While the definition of data analytics and big data might seem ubiquitous, several research papers and industry reports define big data by the different components that it encompasses. The four V’s has emerged as a common framework to describe big data:
1.Volume refers to the size of the data and is the defining characteristic of big data. In terms of scale, the “digital universe” is expected to grow from 4.4ZB to 44ZB in 2020.
2.Velocity refers to the rate at which data is created, but also the speed at which it should be examined. As of 2016, 2.5 quintillion bytes of data are created everyday.
3.Variety of the dataset may be understood as the different types of data recorded: structured (e.g. sensor data and databases), semi-structured (XML) and unstructured data (social media).
4.Veracity is a component that IBM has added into the framework to define the quality of the data collected; poor quality data costs the US economy $3.1 trillion annually.
Indeed, big data’s application has been widespread across industries and we can see the fruition of results that were up until very recently impossible for man to compute. For instance, in the agriculture sector, farmers are able to better monitor crop life, increase crop yields and optimize spending by acquiring data from seeds sensors tractors and GPS. In entertainment, IBM scientist and the movie studio 20th Century Fox used machine learning and NLP to create a movie trailer based on past data. In healthcare for example, a developed machine-learning algorithm predicted cardiac arrests based on crosschecked data of 133,000 patients and 72 medical parameters.

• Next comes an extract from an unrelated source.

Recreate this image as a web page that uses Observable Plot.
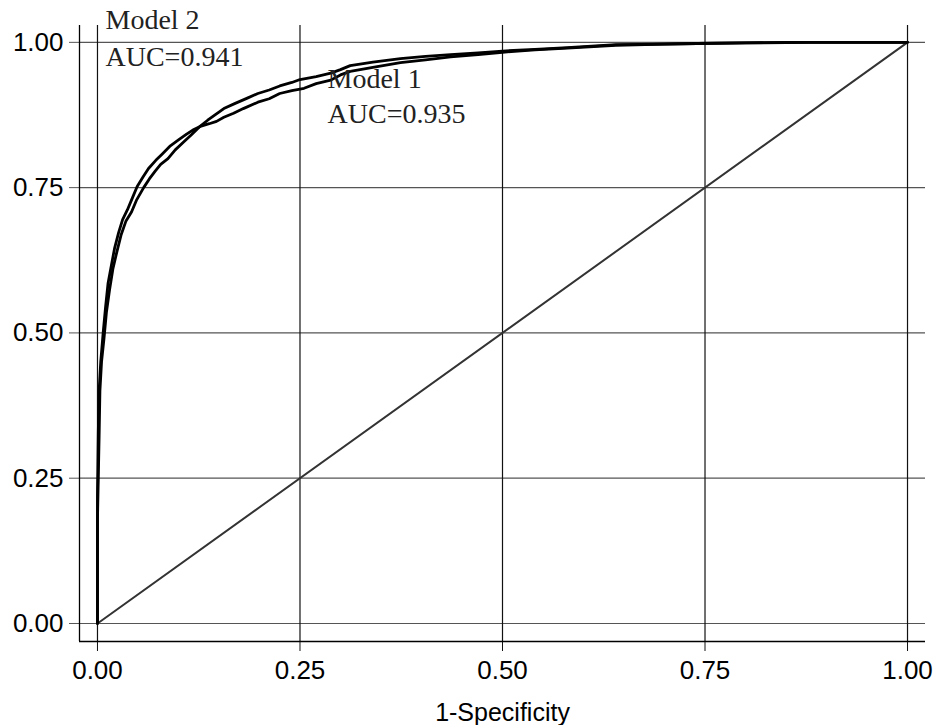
<!DOCTYPE html>
<html>
<head>
<meta charset="utf-8">
<script src="https://cdn.jsdelivr.net/npm/d3@7"></script>
<script src="https://cdn.jsdelivr.net/npm/@observablehq/plot@0.6"></script>
<style>
  html, body { margin: 0; padding: 0; background: #fff; }
</style>
</head>
<body>
<div id="chart"></div>
<script>
const ticks = [0, 0.25, 0.5, 0.75, 1];
const tickLabels = ["0.00", "0.25", "0.50", "0.75", "1.00"];
const xTitle = "1-Specificity";

const model1Fpr = [0,0.000,0.001,0.002,0.004,0.007,0.010,0.013,0.017,0.021,0.026,0.031,0.037,0.043,0.049,0.056,0.063,0.072,0.080,0.090,0.100,0.110,0.119,0.128,0.138,0.147,0.156,0.168,0.180,0.198,0.212,0.225,0.240,0.255,0.270,0.288,0.300,0.312,0.340,0.374,0.405,0.436,0.470,0.500,0.540,0.580,0.640,0.700,0.740,0.800,0.880,1];
const model1Tpr = [0,0.22,0.33,0.40,0.45,0.50,0.545,0.585,0.615,0.645,0.672,0.695,0.712,0.732,0.752,0.768,0.783,0.797,0.808,0.822,0.832,0.842,0.850,0.856,0.860,0.864,0.871,0.878,0.886,0.897,0.903,0.912,0.917,0.921,0.929,0.935,0.944,0.950,0.957,0.965,0.970,0.975,0.979,0.983,0.987,0.990,0.995,0.997,0.998,0.999,1,1];

const model2Fpr = [0,0.000,0.002,0.003,0.005,0.008,0.011,0.015,0.019,0.024,0.029,0.035,0.042,0.048,0.057,0.064,0.071,0.078,0.087,0.096,0.106,0.116,0.127,0.136,0.146,0.156,0.170,0.185,0.198,0.212,0.225,0.240,0.250,0.270,0.288,0.300,0.312,0.340,0.374,0.405,0.436,0.470,0.500,0.540,0.580,0.640,0.700,0.740,0.850,1];
const model2Tpr = [0,0.18,0.32,0.40,0.45,0.49,0.535,0.575,0.61,0.64,0.668,0.692,0.708,0.728,0.75,0.765,0.778,0.790,0.800,0.815,0.828,0.841,0.856,0.866,0.876,0.886,0.895,0.904,0.912,0.918,0.925,0.931,0.936,0.941,0.947,0.953,0.960,0.966,0.972,0.976,0.979,0.982,0.985,0.988,0.991,0.996,0.997,0.998,1,1];

const model1Label = "Model 1\nAUC=0.935";
const model2Label = "Model 2\nAUC=0.941";
const reference = [0, 1];

const m1 = model1Fpr.map((f, i) => ({fpr: f, tpr: model1Tpr[i]}));
const m2 = model2Fpr.map((f, i) => ({fpr: f, tpr: model2Tpr[i]}));
const diag = reference.map(v => ({fpr: v, tpr: v}));

const xLo = -0.0222, xHi = 1.0222;
const yLo = -0.031, yHi = 1.029;

const chart = Plot.plot({
  width: 936,
  height: 725,
  marginLeft: 79,
  marginRight: 11,
  marginTop: 25,
  marginBottom: 84,
  style: {fontFamily: "'Liberation Sans', Arial, sans-serif", fontSize: "26px", color: "#000", background: "#fff"},
  x: {domain: [xLo, xHi]},
  y: {domain: [yLo, yHi]},
  marks: [
    Plot.ruleY(ticks, {x1: xLo, x2: xHi, stroke: "#555", strokeWidth: 1.2}),
    Plot.ruleX(ticks, {y1: yLo, y2: yHi, stroke: "#111", strokeWidth: 1.2}),
    Plot.axisY(ticks, {tickFormat: (d, i) => tickLabels[i], tickSize: 10, tickPadding: 6, stroke: "#555", fontSize: 26, label: null}),
    Plot.axisX(ticks, {tickFormat: (d, i) => tickLabels[i], tickSize: 10, tickPadding: 9, stroke: "#111", fontSize: 26, label: null}),
    Plot.ruleX([xLo], {y1: yLo, y2: yHi, stroke: "#000", strokeWidth: 1.3}),
    Plot.ruleY([yLo], {x1: xLo, x2: xHi, stroke: "#000", strokeWidth: 1.3}),
    Plot.line(diag, {x: "fpr", y: "tpr", stroke: "#333", strokeWidth: 2}),
    Plot.line(m1, {x: "fpr", y: "tpr", stroke: "#000", strokeWidth: 2.8}),
    Plot.line(m2, {x: "fpr", y: "tpr", stroke: "#000", strokeWidth: 2.8}),
    Plot.text([model2Label], {x: 0.0099, y: 0.960, text: d => d, textAnchor: "start", lineAnchor: "bottom", lineHeight: 1.32, fontFamily: "'Liberation Serif', 'Times New Roman', serif", fontSize: 28, fill: "#222"}),
    Plot.text([model1Label], {x: 0.284, y: 0.862, text: d => d, textAnchor: "start", lineAnchor: "bottom", lineHeight: 1.25, fontFamily: "'Liberation Serif', 'Times New Roman', serif", fontSize: 28, fill: "#222"}),
    Plot.text([xTitle], {x: (xLo + xHi) / 2, frameAnchor: "bottom", dy: 79, text: d => d, fontSize: 25, fill: "#000", lineAnchor: "bottom"})
  ]
});
document.getElementById("chart").appendChild(chart);
</script>
</body>
</html>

While eliciting a lot of excitement by the media, academics, governments and companies, it is very hard however to distinguish nowadays what is truly happening in the industry, and whether or not we are able to cope with the increasing growth rate of data, relative to the supporting technologies and capabilities. What we do know however is that analytics have revolutionized decision-making processes by shifting the unknown to the known, rather than reacting, companies are now predicting.